Hey! My name is Brita and I’m from Cambridge MA. I graduated from high school last year and decided to take a gap year to see the world a little bit more and get a different sort of education before starting college. This summer, I worked at a hiking lodge in upstate New York and I just got back from a backpacking trip with my family in Alaska, which was amazing. I love being in the outdoors, so I’m super excited for the trekking part of the course!
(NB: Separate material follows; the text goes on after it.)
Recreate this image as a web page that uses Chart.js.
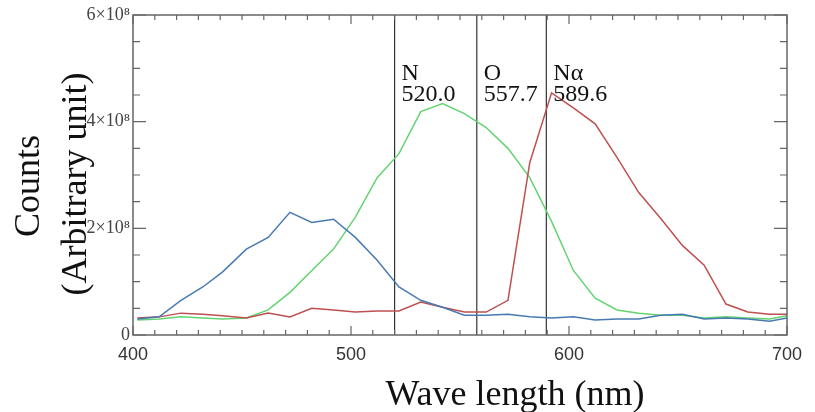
<!DOCTYPE html>
<html>
<head>
<meta charset="utf-8">
<script src="https://cdn.jsdelivr.net/npm/chart.js@4.4.1/dist/chart.umd.min.js"></script>
<style>
  html, body { margin: 0; padding: 0; background: #fff; }
  #wrap { width: 815px; height: 412px; position: relative; }
</style>
</head>
<body>
<div id="wrap"><canvas id="canvas"></canvas></div>
<script>
// wavelength samples (nm) and counts in units of 1e8
var wavelengths = [402, 412, 422, 432, 441, 452, 462, 472, 482, 492, 502, 512, 522, 532, 542, 552,
                   562, 572, 582, 592, 602, 612, 622, 632, 642, 652, 662, 672, 682, 692, 700];
var blueCounts  = [0.30, 0.34, 0.65, 0.90, 1.18, 1.61, 1.83, 2.30, 2.11, 2.17, 1.83, 1.40, 0.90, 0.65, 0.52, 0.37,
                   0.37, 0.39, 0.34, 0.32, 0.34, 0.28, 0.30, 0.30, 0.37, 0.39, 0.30, 0.32, 0.30, 0.26, 0.32];
var greenCounts = [0.28, 0.30, 0.34, 0.32, 0.30, 0.32, 0.47, 0.80, 1.21, 1.61, 2.21, 2.95, 3.40, 4.19, 4.34, 4.15,
                   3.89, 3.50, 2.95, 2.13, 1.21, 0.69, 0.47, 0.41, 0.37, 0.37, 0.32, 0.34, 0.32, 0.30, 0.36];
var redCounts   = [0.32, 0.34, 0.41, 0.39, 0.36, 0.32, 0.41, 0.34, 0.50, 0.47, 0.43, 0.45, 0.45, 0.62, 0.52, 0.43,
                   0.43, 0.65, 3.23, 4.54, 4.26, 3.96, 3.33, 2.67, 2.19, 1.68, 1.31, 0.58, 0.43, 0.39, 0.39];

var lineWavelengths = [520.0, 557.7, 589.6];
var lineNames = ['N', 'O', 'N\u03b1'];

var xTicks = [400, 500, 600, 700];
var yTicks = [0, 2, 4, 6];

function toPoints(ys) {
    return wavelengths.map(function (w, i) { return { x: w, y: ys[i] }; });
}

var datasets = [
    { data: toPoints(blueCounts), borderColor: 'rgb(72,122,178)', borderWidth: 1.5 },
    { data: toPoints(redCounts), borderColor: 'rgb(190,80,80)', borderWidth: 1.5 },
    { data: toPoints(greenCounts), borderColor: 'rgb(100,212,112)', borderWidth: 1.5 }
];
lineWavelengths.forEach(function (w) {
    datasets.push({ data: [{ x: w, y: yTicks[0] }, { x: w, y: yTicks[yTicks.length - 1] }],
                    borderColor: '#333', borderWidth: 1.2 });
});

// frame with inward ticks on all four sides
var frame = {
    id: 'frame',
    afterDatasetsDraw: function (chart) {
        var c = chart.ctx, a = chart.chartArea;
        var xs = chart.scales.x, ys = chart.scales.y;
        c.save();
        c.strokeStyle = '#666';
        c.lineWidth = 1.5;
        c.strokeRect(a.left, a.top, a.right - a.left, a.bottom - a.top);
        c.lineWidth = 1.2;
        c.beginPath();
        for (var w = 400; w <= 700; w += 10) {
            var px = xs.getPixelForValue(w);
            var len = (w % 100 === 0) ? 9 : 5;
            c.moveTo(px, a.bottom); c.lineTo(px, a.bottom - len);
            c.moveTo(px, a.top); c.lineTo(px, a.top + len);
        }
        for (var v = 0; v <= 6; v += 0.5) {
            var py = ys.getPixelForValue(v);
            var l2 = (v % 2 === 0) ? 13 : 7;
            c.moveTo(a.left, py); c.lineTo(a.left + l2, py);
            c.moveTo(a.right, py); c.lineTo(a.right - l2, py);
        }
        c.stroke();

        // emission line labels
        c.fillStyle = '#111';
        c.font = '24px "Liberation Serif", "Times New Roman", serif';
        c.textAlign = 'left';
        c.textBaseline = 'alphabetic';
        lineWavelengths.forEach(function (w, i) {
            var px = xs.getPixelForValue(w) + 7;
            c.fillText(lineNames[i], px, 80);
            c.fillText(w.toFixed(1), px, 101);
        });

        // axis titles
        c.font = '36px "Liberation Serif", "Times New Roman", serif';
        c.textAlign = 'center';
        c.fillText('Wave length (nm)', 515, 405);
        c.save();
        c.translate(30, 186);
        c.rotate(-Math.PI / 2);
        c.textBaseline = 'middle';
        c.fillText('Counts', 0, 0);
        c.restore();
        c.save();
        c.translate(77, 184);
        c.rotate(-Math.PI / 2);
        c.textBaseline = 'middle';
        c.fillText('(Arbitrary unit)', 0, 0);
        c.restore();
        c.restore();
    }
};

var ctx = document.getElementById('canvas');
var myChart = new Chart(ctx, {
    type: 'line',
    data: { datasets: datasets },
    options: {
        responsive: true,
        maintainAspectRatio: false,
        animation: false,
        layout: { padding: { top: 15, right: 28, left: 0, bottom: 0 } },
        elements: { point: { radius: 0 }, line: { tension: 0, fill: false } },
        plugins: { legend: { display: false }, tooltip: { enabled: false } },
        scales: {
            x: {
                type: 'linear',
                min: 400,
                max: 700,
                grid: { display: false, drawTicks: false },
                border: { display: false },
                afterBuildTicks: function (scale) {
                    scale.ticks = xTicks.map(function (v) { return { value: v }; });
                },
                afterFit: function (scale) { scale.height = 77; },
                ticks: {
                    padding: 9,
                    color: '#333',
                    maxRotation: 0,
                    autoSkip: false,
                    font: { family: '"Liberation Sans", Arial, sans-serif', size: 18 }
                }
            },
            y: {
                min: 0,
                max: 6,
                grid: { display: false, drawTicks: false },
                border: { display: false },
                afterBuildTicks: function (scale) {
                    scale.ticks = yTicks.map(function (v) { return { value: v }; });
                },
                afterFit: function (scale) { scale.width = 133; },
                ticks: {
                    padding: 3,
                    color: '#444',
                    font: { family: '"Liberation Serif", "Times New Roman", serif', size: 18 },
                    callback: function (v) { return v === 0 ? '0' : v + '\u00d710\u2078'; }
                }
            }
        }
    },
    plugins: [frame]
});
</script>
</body>
</html>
I’ve never been anywhere close to Nepal before, so I’m really looking forward to exploring it this fall!
Can’t wait to meet everyone! 🙂
“We travel, then, in search of both self and anonymity and, of course, in finding the one we apprehend the other…And precisely because we are clarified in this way, and freed of inessential labels, we have the opportunity to come into contact with more essential parts of ourselves (which may begin to explain why we may feel most alive when far from home).”
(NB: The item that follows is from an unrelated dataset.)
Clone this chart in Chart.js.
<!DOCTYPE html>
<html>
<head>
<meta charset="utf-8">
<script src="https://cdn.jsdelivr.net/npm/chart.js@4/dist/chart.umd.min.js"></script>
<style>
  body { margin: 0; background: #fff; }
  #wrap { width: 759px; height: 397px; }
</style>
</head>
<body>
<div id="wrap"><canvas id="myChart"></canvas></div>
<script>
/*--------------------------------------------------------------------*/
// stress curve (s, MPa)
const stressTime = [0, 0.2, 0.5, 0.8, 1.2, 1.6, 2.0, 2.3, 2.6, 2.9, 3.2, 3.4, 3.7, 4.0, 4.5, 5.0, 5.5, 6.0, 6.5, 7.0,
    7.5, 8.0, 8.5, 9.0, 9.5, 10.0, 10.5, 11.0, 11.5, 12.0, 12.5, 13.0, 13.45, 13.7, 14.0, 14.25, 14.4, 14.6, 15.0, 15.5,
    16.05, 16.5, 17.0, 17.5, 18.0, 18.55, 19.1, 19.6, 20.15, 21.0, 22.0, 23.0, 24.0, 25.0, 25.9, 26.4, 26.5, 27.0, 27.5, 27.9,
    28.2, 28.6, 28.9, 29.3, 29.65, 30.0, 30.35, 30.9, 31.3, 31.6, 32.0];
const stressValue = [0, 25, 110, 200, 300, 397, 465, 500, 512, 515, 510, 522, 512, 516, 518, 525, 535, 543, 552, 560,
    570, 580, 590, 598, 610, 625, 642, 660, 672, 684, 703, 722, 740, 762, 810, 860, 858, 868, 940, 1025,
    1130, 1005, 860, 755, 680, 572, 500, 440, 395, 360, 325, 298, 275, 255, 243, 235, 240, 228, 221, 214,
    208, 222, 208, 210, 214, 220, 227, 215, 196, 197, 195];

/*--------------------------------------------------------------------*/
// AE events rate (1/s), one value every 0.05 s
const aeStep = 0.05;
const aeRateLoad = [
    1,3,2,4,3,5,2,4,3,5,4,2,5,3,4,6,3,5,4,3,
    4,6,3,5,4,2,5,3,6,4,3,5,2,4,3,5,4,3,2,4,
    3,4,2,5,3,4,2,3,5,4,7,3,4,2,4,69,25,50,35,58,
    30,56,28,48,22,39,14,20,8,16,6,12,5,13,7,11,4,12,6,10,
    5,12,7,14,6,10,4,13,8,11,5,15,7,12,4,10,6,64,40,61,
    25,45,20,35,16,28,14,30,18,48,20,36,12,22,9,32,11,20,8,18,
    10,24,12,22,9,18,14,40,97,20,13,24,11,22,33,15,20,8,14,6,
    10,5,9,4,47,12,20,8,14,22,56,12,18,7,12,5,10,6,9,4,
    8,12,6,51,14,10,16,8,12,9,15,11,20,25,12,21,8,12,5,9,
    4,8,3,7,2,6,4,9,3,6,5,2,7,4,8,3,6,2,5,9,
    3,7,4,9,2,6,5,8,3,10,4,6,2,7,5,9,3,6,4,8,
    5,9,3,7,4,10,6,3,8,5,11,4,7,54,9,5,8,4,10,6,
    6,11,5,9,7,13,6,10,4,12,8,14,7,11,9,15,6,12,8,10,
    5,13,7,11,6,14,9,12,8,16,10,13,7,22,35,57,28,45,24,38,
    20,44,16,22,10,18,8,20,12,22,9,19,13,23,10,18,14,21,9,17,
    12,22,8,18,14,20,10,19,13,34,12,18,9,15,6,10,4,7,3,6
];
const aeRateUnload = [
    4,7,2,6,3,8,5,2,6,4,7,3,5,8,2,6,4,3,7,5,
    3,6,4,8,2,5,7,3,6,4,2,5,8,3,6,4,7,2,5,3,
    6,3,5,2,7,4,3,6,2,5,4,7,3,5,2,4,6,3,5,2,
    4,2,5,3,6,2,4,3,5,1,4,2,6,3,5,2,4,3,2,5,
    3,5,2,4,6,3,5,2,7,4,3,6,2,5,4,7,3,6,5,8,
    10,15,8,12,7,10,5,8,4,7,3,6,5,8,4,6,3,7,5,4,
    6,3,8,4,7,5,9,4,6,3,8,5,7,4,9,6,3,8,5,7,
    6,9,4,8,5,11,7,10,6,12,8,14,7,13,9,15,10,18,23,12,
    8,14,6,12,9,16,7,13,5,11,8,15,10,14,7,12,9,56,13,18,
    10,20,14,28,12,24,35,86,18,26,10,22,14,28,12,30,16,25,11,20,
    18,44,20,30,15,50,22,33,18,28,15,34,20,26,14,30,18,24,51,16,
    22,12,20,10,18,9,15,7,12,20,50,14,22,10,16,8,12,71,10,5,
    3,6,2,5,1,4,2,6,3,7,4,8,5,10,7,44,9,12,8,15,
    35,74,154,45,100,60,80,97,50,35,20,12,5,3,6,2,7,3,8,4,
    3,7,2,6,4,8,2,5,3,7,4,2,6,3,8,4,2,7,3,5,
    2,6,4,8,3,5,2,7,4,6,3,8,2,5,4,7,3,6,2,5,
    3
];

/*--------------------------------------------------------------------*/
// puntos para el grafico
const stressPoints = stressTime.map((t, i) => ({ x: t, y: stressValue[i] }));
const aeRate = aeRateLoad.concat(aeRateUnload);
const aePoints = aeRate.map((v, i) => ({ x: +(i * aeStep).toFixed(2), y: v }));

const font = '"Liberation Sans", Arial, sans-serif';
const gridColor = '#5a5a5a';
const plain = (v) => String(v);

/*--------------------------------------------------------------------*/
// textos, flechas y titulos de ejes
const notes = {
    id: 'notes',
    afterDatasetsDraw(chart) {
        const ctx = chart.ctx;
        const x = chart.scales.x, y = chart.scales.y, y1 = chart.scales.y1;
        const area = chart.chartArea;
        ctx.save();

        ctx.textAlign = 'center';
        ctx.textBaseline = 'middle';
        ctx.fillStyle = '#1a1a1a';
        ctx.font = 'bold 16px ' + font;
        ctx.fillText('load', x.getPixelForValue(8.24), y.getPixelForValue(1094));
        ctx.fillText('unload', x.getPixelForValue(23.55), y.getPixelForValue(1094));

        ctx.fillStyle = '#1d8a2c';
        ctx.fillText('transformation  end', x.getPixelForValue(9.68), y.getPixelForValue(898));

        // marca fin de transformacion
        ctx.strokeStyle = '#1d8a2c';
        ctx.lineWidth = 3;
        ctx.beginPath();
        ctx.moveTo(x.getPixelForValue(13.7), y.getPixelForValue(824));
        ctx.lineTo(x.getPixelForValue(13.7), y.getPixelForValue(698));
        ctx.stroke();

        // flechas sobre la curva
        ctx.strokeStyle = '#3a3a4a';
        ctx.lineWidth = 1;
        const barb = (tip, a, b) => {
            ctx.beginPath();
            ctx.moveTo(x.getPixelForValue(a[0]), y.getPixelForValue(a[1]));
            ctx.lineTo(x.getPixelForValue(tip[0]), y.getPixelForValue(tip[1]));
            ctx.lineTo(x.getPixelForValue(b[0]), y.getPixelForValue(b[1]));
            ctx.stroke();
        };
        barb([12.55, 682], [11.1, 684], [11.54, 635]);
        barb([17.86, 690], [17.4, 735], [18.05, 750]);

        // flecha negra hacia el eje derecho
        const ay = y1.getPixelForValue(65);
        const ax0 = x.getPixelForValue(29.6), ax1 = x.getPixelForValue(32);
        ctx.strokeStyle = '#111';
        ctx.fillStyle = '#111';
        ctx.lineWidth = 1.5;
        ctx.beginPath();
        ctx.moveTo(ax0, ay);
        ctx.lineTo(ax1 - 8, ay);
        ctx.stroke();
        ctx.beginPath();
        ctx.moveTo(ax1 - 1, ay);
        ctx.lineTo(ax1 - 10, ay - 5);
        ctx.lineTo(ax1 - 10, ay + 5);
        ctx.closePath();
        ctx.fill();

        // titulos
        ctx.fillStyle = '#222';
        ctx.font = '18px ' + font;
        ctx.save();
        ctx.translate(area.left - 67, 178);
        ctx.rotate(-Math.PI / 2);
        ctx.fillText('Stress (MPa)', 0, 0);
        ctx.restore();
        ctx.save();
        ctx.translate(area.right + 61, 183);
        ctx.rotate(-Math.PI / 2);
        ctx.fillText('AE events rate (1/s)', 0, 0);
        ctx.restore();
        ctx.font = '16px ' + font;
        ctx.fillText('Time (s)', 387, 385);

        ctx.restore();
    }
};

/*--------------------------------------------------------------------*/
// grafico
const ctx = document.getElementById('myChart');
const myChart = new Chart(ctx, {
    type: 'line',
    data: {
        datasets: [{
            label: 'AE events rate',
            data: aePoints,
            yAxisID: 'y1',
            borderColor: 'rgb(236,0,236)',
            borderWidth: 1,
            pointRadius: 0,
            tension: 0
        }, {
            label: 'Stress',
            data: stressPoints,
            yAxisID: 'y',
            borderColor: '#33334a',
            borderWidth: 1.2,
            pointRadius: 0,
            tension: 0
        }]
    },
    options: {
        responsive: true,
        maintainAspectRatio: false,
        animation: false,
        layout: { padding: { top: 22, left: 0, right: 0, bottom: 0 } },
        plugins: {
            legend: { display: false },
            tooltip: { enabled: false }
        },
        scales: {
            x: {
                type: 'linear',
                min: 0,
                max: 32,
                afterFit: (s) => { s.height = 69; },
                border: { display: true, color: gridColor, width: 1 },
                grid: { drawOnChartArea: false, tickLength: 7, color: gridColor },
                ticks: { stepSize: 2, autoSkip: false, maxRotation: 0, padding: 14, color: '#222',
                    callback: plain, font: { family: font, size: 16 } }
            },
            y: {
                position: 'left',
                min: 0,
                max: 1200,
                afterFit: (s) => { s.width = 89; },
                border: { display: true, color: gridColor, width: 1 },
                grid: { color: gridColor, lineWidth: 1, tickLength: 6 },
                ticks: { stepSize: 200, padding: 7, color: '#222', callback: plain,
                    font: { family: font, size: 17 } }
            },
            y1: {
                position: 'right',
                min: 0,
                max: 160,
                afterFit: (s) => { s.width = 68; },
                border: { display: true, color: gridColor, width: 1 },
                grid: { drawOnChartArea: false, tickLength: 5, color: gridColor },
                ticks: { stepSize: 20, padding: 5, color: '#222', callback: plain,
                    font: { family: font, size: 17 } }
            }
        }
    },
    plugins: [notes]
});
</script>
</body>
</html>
At home, it is difficult to change and grow as a person. We are constantly weighed down by the expectations of our family and friends, the people who have known us for years and know exactly what we are like. Additionally, it is too easy to get dragged into the monotony of school and work, never meeting anyone new or trying anything different. There is never any pressure to leave our comfort zones. In contrast, there is nothing further outside our comfort zones than going to a radically different place with strangers. When you go to a new place, there is nothing there to remind you who you are supposed to be or how you are supposed to behave. You are stripped from all the superficialities that cling to your skin at home and you are forced to once again engage in all aspects of yourself. As Iyer writes, there is nothing that makes you feel more alive.